The changes they approved evidence a lack of real world understanding of prosecuting these crimes and working with victims.

For instance, they all but nullify effective use of the Sex Offender Registry to keep people, particularly children, safe from sexual abuse, assault, and exploitation.  Since Washington state passed the first law authorizing public notification of sex offenders living in the community in 1990, states and Congress have consistently expanded use of this tool. 

In 1996, President Bill Clinton signed Megan’s Law, giving states broad discretion for notifying the public when a sex offender is released into their communities.  Megan’s Law takes its name from a 7-year-old New Jersey girl who was raped and murdered by a neighbor who had two prior convictions for sexually assaulting young girls.

In 2006, President George W. Bush signed into law the creation of a publicly accessible, online national sex offender database, maintained by the Department of Justice, that allows the public to search across state lines. The Dru Sjodin National Sex Offender Public Website is named for a 22-year-old student at the University of North Dakota who was abducted in Grand Forks, raped, beaten, stabbed, and found dead in a ravine nearby in neighboring Minnesota.

The man convicted for her murder was classified by Minnesota as a Level 3 sex offender, meaning the state considered him likely to reoffend. He had served a 23-year sentence and was released from prison without restriction just six months before Sjodin was taken while walking to her car in a mall parking lot.

In 2016, President Barack Obama signed International Megan’s Law, requiring registered sex offenders to notify their local registry of travel abroad.  Decade after decade, Congress and presidents in a rare showing of bipartisanship have worked to make the sex offender registry a stronger, more effective tool for transparency and public safety. 

This work recognizes a common interest in empowering the public, safeguarding the innocent against becoming victims, and helping law enforcement protect the public from predators.

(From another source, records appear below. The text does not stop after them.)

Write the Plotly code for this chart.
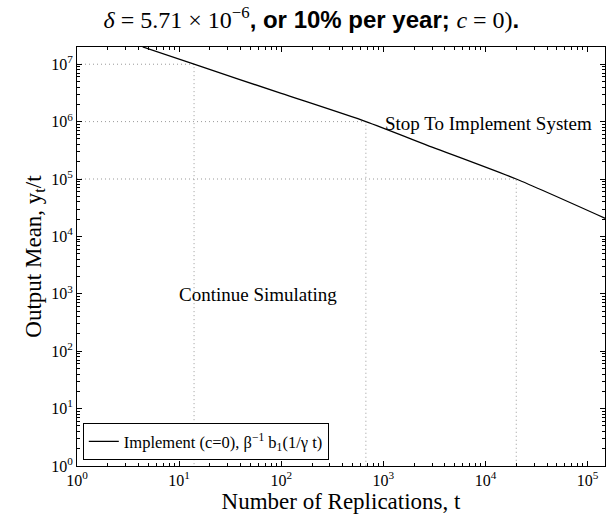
import plotly.graph_objects as go

# Boundary curve
t_vals = [4.4, 14, 100, 674, 3000, 20000, 150000]
y_vals = [2.0e7, 1.0e7, 3.1e6, 1.0e6, 3.6e5, 1.0e5, 2.05e4]

# Dotted reference lines (threshold points on the curve)
ref_t = [14, 674, 20000]
ref_y = [1e7, 1e6, 1e5]

x_tickvals = [1, 10, 100, 1000, 10000, 100000]
x_ticktext = ["10<sup>%d</sup>" % i for i in range(6)]
y_tickvals = [1, 10, 100, 1000, 1e4, 1e5, 1e6, 1e7]
y_ticktext = ["10<sup>%d</sup>" % i for i in range(8)]

SERIF = "Liberation Serif"
fig = go.Figure()

for tt, yy in zip(ref_t, ref_y):
    fig.add_trace(go.Scatter(x=[1, tt, tt], y=[yy, yy, 1], mode="lines",
                             line=dict(color="#999999", width=1, dash="1px,3px"),
                             showlegend=False, hoverinfo="skip"))

fig.add_trace(go.Scatter(x=t_vals, y=y_vals, mode="lines",
                         line=dict(color="black", width=1.3, shape="spline", smoothing=0.6),
                         name="Implement (c=0), β<sup>−1</sup> b<sub>1</sub>(1/γ t)"))

# annotation positions in log10 units (log axes)
fig.add_annotation(x=1.77, y=2.99, xref="x", yref="y", text="Continue Simulating",
                   showarrow=False, font=dict(family=SERIF, size=19, color="black"))
fig.add_annotation(x=4.03, y=5.97, xref="x", yref="y", text="Stop To Implement System",
                   showarrow=False, font=dict(family=SERIF, size=19, color="black"))

axis_common = dict(type="log", showgrid=False, zeroline=False, showline=True,
                   linecolor="black", linewidth=1, mirror="allticks",
                   ticks="inside", ticklen=5, tickcolor="black",
                   tickfont=dict(family=SERIF, size=16, color="black"),
                   minor=dict(ticks="inside", ticklen=3, tickcolor="black", dtick="D1"))

fig.update_xaxes(range=[0, 5.17], tickvals=x_tickvals, ticktext=x_ticktext,
                 title=dict(text="Number of Replications, t", standoff=1,
                            font=dict(family=SERIF, size=23, color="black")),
                 **axis_common)
fig.update_yaxes(range=[0, 7.30], tickvals=y_tickvals, ticktext=y_ticktext,
                 title=dict(text="Output Mean, y<sub>t</sub>/t", standoff=3,
                            font=dict(family=SERIF, size=23, color="black")),
                 **axis_common)

title_text = ('<span style="font-family:Liberation Serif"><i>δ</i> = 5.71 × 10<sup>−6</sup></span>'
              '<b>, or 10% per year; </b>'
              '<span style="font-family:Liberation Serif"><i>c</i> = 0)</span><b>.</b>')

fig.update_layout(
    width=607, height=518,
    margin=dict(l=77, r=2, t=47, b=52),
    paper_bgcolor="white", plot_bgcolor="white",
    title=dict(text=title_text, x=0.513, xanchor="center", y=0.962, yanchor="middle",
               font=dict(family="Liberation Sans", size=24, color="black")),
    legend=dict(x=0.011, y=0.014, xanchor="left", yanchor="bottom",
                bgcolor="white", bordercolor="black", borderwidth=1,
                font=dict(family=SERIF, size=16.5, color="black"),
                itemwidth=30, tracegroupgap=0),
)

fig.write_html("out.html")
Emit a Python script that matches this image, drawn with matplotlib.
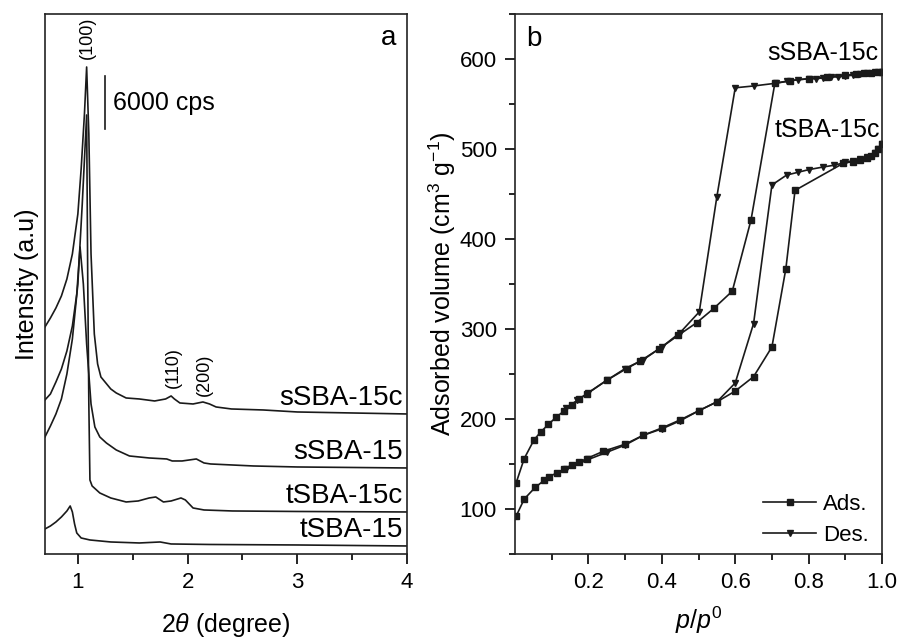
import numpy as np
import matplotlib
matplotlib.use("Agg")
import matplotlib.pyplot as plt

plt.rcParams["font.family"] = ["Liberation Sans", "DejaVu Sans"]
plt.rcParams["mathtext.fontset"] = "custom"
plt.rcParams["mathtext.rm"] = "Liberation Sans"
plt.rcParams["mathtext.it"] = "Liberation Sans:italic"

# ---- (a) XRD patterns, intensity in a.u. (53 a.u. == 6000 cps) ----
ssba15c_2theta = [0.70, 0.75, 0.80, 0.85, 0.90, 0.95, 1.00, 1.03, 1.06, 1.08, 1.10, 1.12, 1.15,
                  1.18, 1.21, 1.30, 1.35, 1.44, 1.56, 1.70, 1.80, 1.85, 1.88, 1.93, 2.05, 2.14,
                  2.20, 2.26, 2.40, 2.69, 3.00, 3.50, 4.00]
ssba15c_int = [227, 236, 246, 258, 275, 300, 340, 385, 440, 487, 420, 300, 220,
               190, 177, 165, 161, 156, 155, 153, 155, 158, 155, 151, 150, 152,
               150, 147, 145, 144, 142, 141, 140]

ssba15_2theta = [0.70, 0.75, 0.80, 0.85, 0.90, 0.95, 0.99, 1.02, 1.05, 1.08, 1.12, 1.155, 1.20,
                 1.26, 1.35, 1.47, 1.65, 1.81, 1.86, 1.95, 2.08, 2.15, 2.21, 2.60, 3.00, 4.00]
ssba15_int = [154, 160, 172, 185, 203, 228, 260, 307, 270, 210, 150, 127, 117,
              111, 104, 98, 96, 95, 93, 93, 95, 91, 90, 88, 87, 86]

tsba15c_2theta = [0.70, 0.75, 0.80, 0.85, 0.90, 0.95, 1.00, 1.04, 1.08, 1.09, 1.10, 1.11, 1.13,
                  1.20, 1.30, 1.44, 1.55, 1.65, 1.71, 1.78, 1.85, 1.94, 1.98, 2.05, 2.15, 2.41,
                  3.00, 4.00]
tsba15c_int = [117, 128, 140, 155, 180, 215, 270, 350, 439, 274, 150, 74, 68,
               61, 56, 52, 53, 56, 57, 52, 53, 56, 54, 46, 44, 43,
               42.5, 42]

tsba15_2theta = [0.70, 0.75, 0.80, 0.85, 0.90, 0.93, 0.95, 0.97, 0.99, 1.03, 1.11, 1.30, 1.56,
                 1.75, 1.85, 2.20, 3.00, 4.00]
tsba15_int = [25, 28, 32, 37, 43, 48, 42, 30, 21, 16, 14, 12, 11,
              12, 10, 9.5, 9, 8]

xrd_names = ["sSBA-15c", "sSBA-15", "tSBA-15c", "tSBA-15"]

# ---- (b) N2 isotherms ----
s_ads_p = [0.003, 0.025, 0.052, 0.071, 0.091, 0.112, 0.134, 0.154, 0.175, 0.195, 0.25, 0.304,
           0.34, 0.393, 0.445, 0.495, 0.542, 0.592, 0.643, 0.708, 0.75, 0.80, 0.85, 0.90,
           0.93, 0.95, 0.97, 0.99, 1.0]
s_ads_v = [129, 156, 177, 186, 194, 202, 209, 215, 222, 228, 243, 256,
           264, 278, 293, 307, 323, 342, 421, 573, 576, 578, 580, 582,
           583, 584, 584, 585, 586]

s_des_p = [1.0, 0.98, 0.96, 0.94, 0.92, 0.90, 0.88, 0.86, 0.84, 0.82, 0.80, 0.77, 0.74,
           0.71, 0.65, 0.60, 0.55, 0.502, 0.45, 0.40, 0.35, 0.30, 0.25, 0.20, 0.17, 0.14]
s_des_v = [586, 585, 584, 583, 582, 581, 580, 580, 579, 578, 578, 577, 575,
           573, 570, 568, 447, 319, 296, 280, 266, 256, 243, 229, 221, 212]

t_ads_p = [0.003, 0.025, 0.055, 0.08, 0.093, 0.114, 0.134, 0.154, 0.175, 0.195, 0.24, 0.30,
           0.35, 0.40, 0.45, 0.50, 0.55, 0.60, 0.65, 0.70, 0.738, 0.763, 0.894, 0.92, 0.94,
           0.96, 0.97, 0.98, 0.99, 1.0]
t_ads_v = [92, 111, 124, 132, 136, 140, 144, 149, 152, 156, 164, 172,
           182, 190, 199, 209, 219, 231, 247, 280, 367, 454, 484, 486, 488,
           490, 492, 495, 500, 506]

t_des_p = [1.0, 0.99, 0.98, 0.96, 0.94, 0.92, 0.90, 0.87, 0.84, 0.80, 0.77, 0.74, 0.70,
           0.65, 0.60, 0.55, 0.50, 0.45, 0.40, 0.35, 0.30, 0.25, 0.20, 0.14]
t_des_v = [506, 500, 496, 491, 489, 487, 485, 482, 480, 477, 474, 471, 460,
           306, 240, 219, 209, 198, 189, 182, 171, 163, 155, 144]

line_color = "#1a1a1a"

fig = plt.figure(figsize=(8.99, 6.38), dpi=100)
ax_a = fig.add_axes([0.050, 0.1317, 0.4027, 0.8464])
ax_b = fig.add_axes([0.5729, 0.1317, 0.4082, 0.8464])

# Panel a
xrd = [(ssba15c_2theta, ssba15c_int), (ssba15_2theta, ssba15_int),
       (tsba15c_2theta, tsba15c_int), (tsba15_2theta, tsba15_int)]
for (tt, inten), name in zip(xrd, xrd_names):
    ax_a.plot(tt, inten, color=line_color, lw=1.2)
    ax_a.text(3.96, inten[-1] + 16, name, ha="right", va="center", fontsize=20)

ax_a.set_xlim(0.7, 4.0)
ax_a.set_ylim(0, 540)
ax_a.set_yticks([])
ax_a.set_xticks([1, 2, 3, 4])
ax_a.set_xticks([1.5, 2.5, 3.5], minor=True)
ax_a.tick_params(axis="x", which="major", direction="out", length=7, width=1.2,
                 labelsize=16, pad=6)
ax_a.tick_params(axis="x", which="minor", direction="out", length=4, width=1.2)
ax_a.set_xlabel(r"$2\theta$ (degree)", fontsize=18, labelpad=13)
ax_a.set_ylabel("Intensity (a.u)", fontsize=18, labelpad=4)

# scale bar 6000 cps
ax_a.plot([1.245, 1.245], [425, 478], color=line_color, lw=1.2)
ax_a.text(1.32, 451, "6000 cps", ha="left", va="center", fontsize=18)

ax_a.text(1.09, 516, "(100)", rotation=90, ha="center", va="center", fontsize=13)
ax_a.text(1.87, 186, "(110)", rotation=90, ha="center", va="center", fontsize=13)
ax_a.text(2.15, 179, "(200)", rotation=90, ha="center", va="center", fontsize=13)
ax_a.text(0.97, 0.955, "a", transform=ax_a.transAxes, ha="right", va="center", fontsize=20)

# Panel b
ax_b.plot(s_ads_p, s_ads_v, color=line_color, lw=1.2, marker="s", ms=4.5, label="Ads.")
ax_b.plot(s_des_p, s_des_v, color=line_color, lw=1.2, marker="v", ms=5, label="Des.")
ax_b.plot(t_ads_p, t_ads_v, color=line_color, lw=1.2, marker="s", ms=4.5)
ax_b.plot(t_des_p, t_des_v, color=line_color, lw=1.2, marker="v", ms=5)

ax_b.text(0.99, 607, "sSBA-15c", ha="right", va="center", fontsize=18)
ax_b.text(0.995, 521, "tSBA-15c", ha="right", va="center", fontsize=18)
ax_b.text(0.03, 0.953, "b", transform=ax_b.transAxes, ha="left", va="center", fontsize=20)

ax_b.set_xlim(0.0, 1.0)
ax_b.set_ylim(50, 650)
ax_b.set_xticks([0.2, 0.4, 0.6, 0.8, 1.0])
ax_b.set_xticklabels(["0.2", "0.4", "0.6", "0.8", "1.0"])
ax_b.set_xticks([0.1, 0.3, 0.5, 0.7, 0.9], minor=True)
ax_b.set_yticks([100, 200, 300, 400, 500, 600])
ax_b.set_yticks([50, 150, 250, 350, 450, 550, 650], minor=True)
ax_b.tick_params(which="major", direction="out", length=7, width=1.2, labelsize=16, pad=6)
ax_b.tick_params(which="minor", direction="out", length=4, width=1.2)
ax_b.set_xlabel(r"$p/p^0$", fontsize=18, labelpad=8)
ax_b.set_ylabel(r"Adsorbed volume (cm$^3$ g$^{-1}$)", fontsize=18, labelpad=1)

ax_b.legend(loc="lower right", bbox_to_anchor=(1.0, -0.01), frameon=False, fontsize=16,
            handlelength=2.4, handletextpad=0.3, labelspacing=0.45, borderaxespad=0.2)

for ax in (ax_a, ax_b):
    for sp in ax.spines.values():
        sp.set_linewidth(1.2)
        sp.set_color("#222222")

fig.savefig("out.png", dpi=100)
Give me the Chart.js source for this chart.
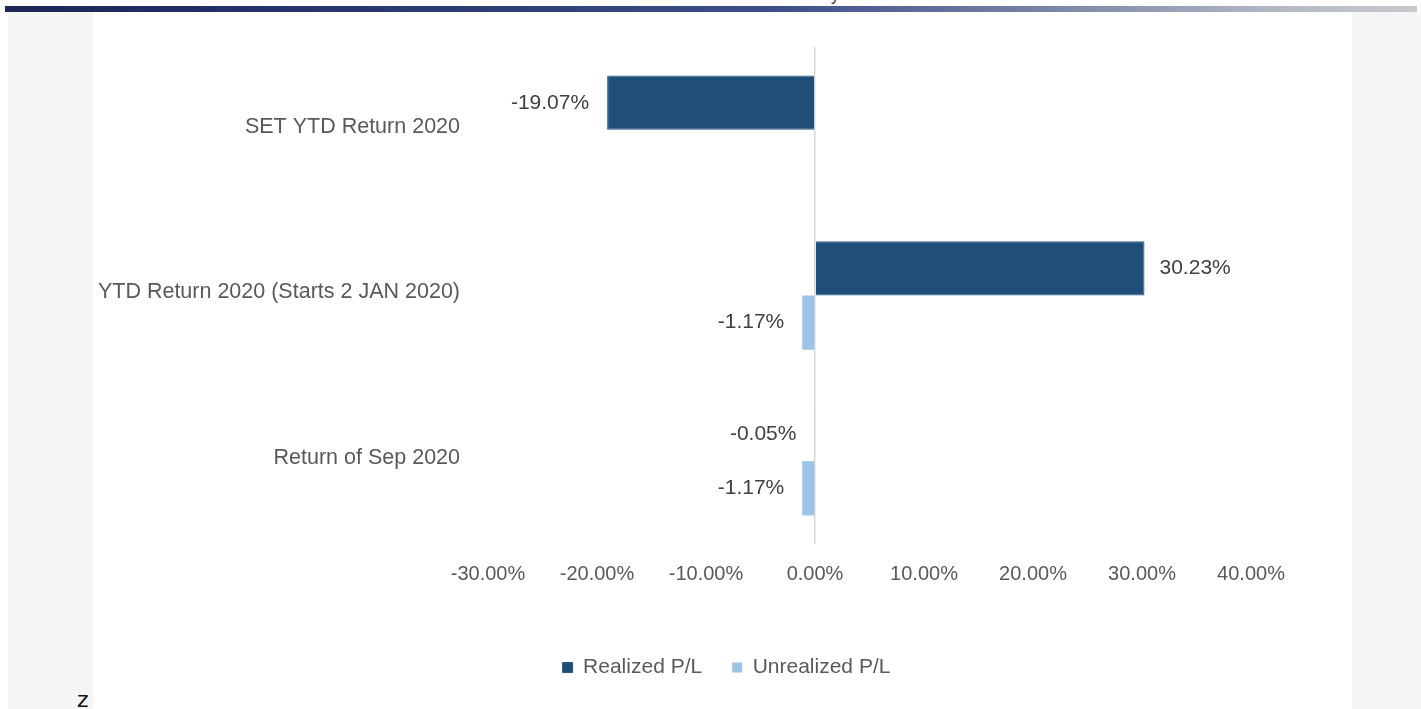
<!DOCTYPE html>
<html>
<head>
<meta charset="utf-8">
<script src="https://cdn.jsdelivr.net/npm/chart.js@4.4.0/dist/chart.umd.min.js"></script>
<style>
  html, body { margin: 0; padding: 0; background: #ffffff; width: 1421px; height: 709px; overflow: hidden; position: relative; }
  #topbar { position: absolute; left: 5px; top: 6px; width: 1412px; height: 6px;
    background: linear-gradient(to right, #1b2657 0%, #2b3a70 30%, #3e5088 55%, #7d87a9 75%, #b3b8c4 90%, #c6cacd 100%); }
  #leftpanel { position: absolute; left: 8px; top: 12px; width: 85px; height: 697px; background: #f5f5f5; }
  #rightpanel { position: absolute; left: 1352px; top: 12px; width: 69px; height: 697px; background: #f5f5f5; }
  #zmark { position: absolute; left: 77px; top: 689px; font: 22px/22px "DejaVu Sans", sans-serif; color: #111; }
  #ymark { position: absolute; left: 831px; top: -12px; font: 16px/16px "Liberation Sans", sans-serif; color: #333; }
  #c { position: absolute; left: 0; top: 0; }
</style>
</head>
<body>
<div id="topbar"></div>
<div id="leftpanel"></div>
<div id="rightpanel"></div>
<div id="ymark">y</div>
<div id="zmark">z</div>
<canvas id="c" width="1421" height="709"></canvas>
<script>
const categories = ["SET YTD Return 2020", "YTD Return 2020 (Starts 2 JAN 2020)", "Return of Sep 2020"];
const realizedPL = [-19.07, 30.23, -0.05];
const unrealizedPL = [null, -1.17, -1.17];
const seriesNames = ["Realized P/L", "Unrealized P/L"];
const axisMin = -30, axisMax = 40, axisStep = 10;

const pct = v => v.toFixed(2) + '%';

const valueLabels = {
  id: 'valueLabels',
  afterDatasetsDraw(chart) {
    const ctx = chart.ctx;
    chart.data.datasets.forEach((ds, i) => {
      const meta = chart.getDatasetMeta(i);
      meta.data.forEach((bar, j) => {
        const v = ds.data[j];
        if (v === null || v === undefined) return;
        ctx.save();
        ctx.font = '21px "Liberation Sans", Arial, sans-serif';
        ctx.fillStyle = '#404040';
        ctx.textBaseline = 'middle';
        if (v < 0) { ctx.textAlign = 'right'; ctx.fillText(pct(v), bar.x - 18, bar.y); }
        else { ctx.textAlign = 'left'; ctx.fillText(pct(v), bar.x + 15, bar.y); }
        ctx.restore();
      });
    });
  }
};

// shift the legend so it is centred where the original one sits
const legendShift = {
  id: 'legendShift',
  afterLayout(chart) {
    const lg = chart.legend;
    if (lg) { lg.left += 101; lg.right += 101; }
  }
};

new Chart(document.getElementById('c'), {
  type: 'bar',
  data: {
    labels: categories,
    datasets: [
      { label: seriesNames[0], data: realizedPL, backgroundColor: '#1F4E79', borderColor: '#2a5a86', borderWidth: 1 },
      { label: seriesNames[1], data: unrealizedPL, backgroundColor: '#9DC3E6', borderWidth: 0 }
    ]
  },
  options: {
    indexAxis: 'y',
    responsive: false,
    animation: false,
    devicePixelRatio: 1,
    categoryPercentage: 0.655,
    barPercentage: 1.0,
    layout: { padding: { left: 0, right: 170, top: 47, bottom: 21 } },
    scales: {
      x: {
        min: axisMin, max: axisMax,
        ticks: { stepSize: axisStep, callback: v => pct(v), color: '#595959', font: { family: '"Liberation Sans", Arial, sans-serif', size: 20 }, padding: 18 },
        grid: { drawTicks: false, color: ctx => (ctx.tick && ctx.tick.value === 0) ? '#d9d9d9' : 'rgba(0,0,0,0)', lineWidth: 1.5 },
        border: { display: false },
        afterFit: s => { s.height = 83; }
      },
      y: {
        ticks: { color: '#595959', font: { family: '"Liberation Sans", Arial, sans-serif', size: 21.5 }, padding: 28, labelOffset: -3 },
        grid: { display: false, drawTicks: false },
        border: { display: false },
        afterFit: s => { s.width = 488; }
      }
    },
    plugins: {
      legend: {
        position: 'bottom',
        labels: { boxWidth: 10, boxHeight: 10, padding: 30, color: '#595959', font: { family: '"Liberation Sans", Arial, sans-serif', size: 21 } }
      },
      tooltip: { enabled: false }
    }
  },
  plugins: [valueLabels, legendShift]
});
</script>
</body>
</html>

The American Law Institute’s new Model Penal Code, however, stands in stark contrast by making the registry generally unavailable to the public, and that includes organizations conducting background checks for employment or volunteer positions that involve interacting with children.

The American Law Institute’s work will make it more difficult to prosecute sex crimes, to obtain justice for victims, and to protect the public from sexual predators, without any clear corresponding improvements in criminal justice. 

It reverses the years of progress we have made in fighting the growing international criminal industry of human trafficking. This Model Penal Code is out of step with contemporary American law as practiced by prosecutors and law enforcement, and it’s the American people who will pay the price.